Of course, it hasn’t been rosy for several years now. Since the lockout campaign, he’s played just 312 of a possible 395 games, and 65 games a season just isn’t going to cut it. Beyond the injuries, at times he’s lost the top PP billing to guys like Jason Garrison and Ben Hutton, for example. After posting anywhere from 12-17 power-play assists four seasons in a row before the lockout, he failed to crack 10 in any season from 2013-2017.
There is also the decline of the team in general and it’s not until this season that the younger crop has started to ignite the offence.
You always wonder “what if” with some guys. What if Edler stays healthy all these years? What if the pipeline is replenished sooner with top offensive talent? What if he never loses the top power-play spot?
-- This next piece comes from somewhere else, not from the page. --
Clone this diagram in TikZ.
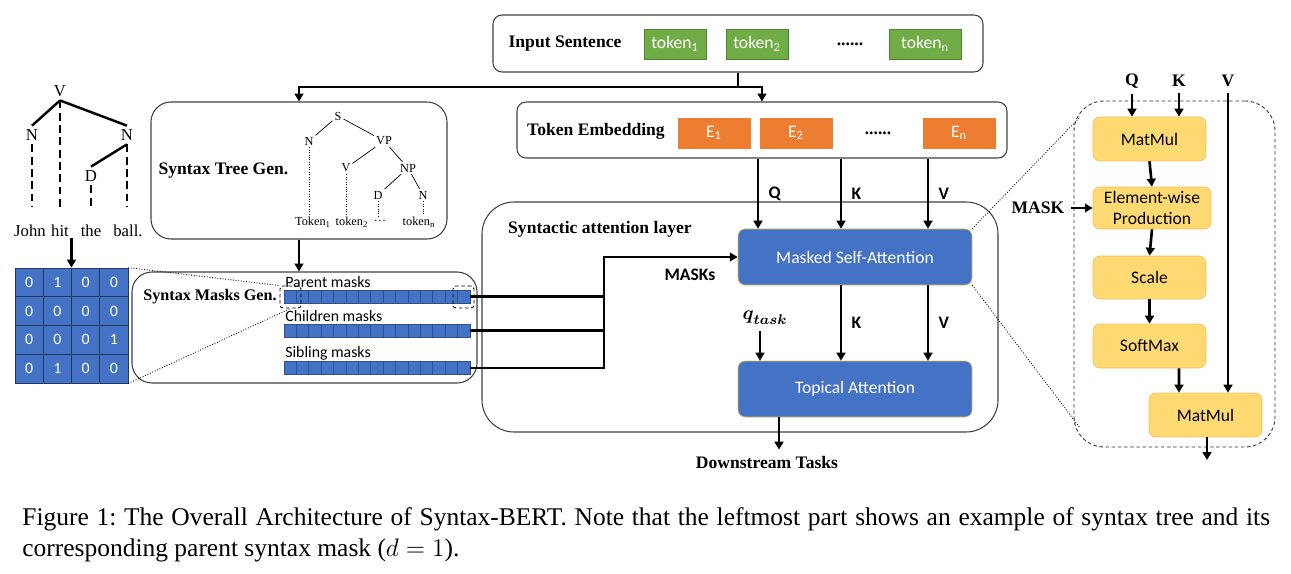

There are a lot of what-ifs, but those what-ifs also amount to a player who was on the verge of becoming a regular roto stud. The hits and blocks are still there, and the production has ticked up this season, but with only one year left on his deal and him being 32 next month, it’s doubtful he returns to what he could have been: a decade-long just-outside-the-top-defencemen roto asset. A shame, really.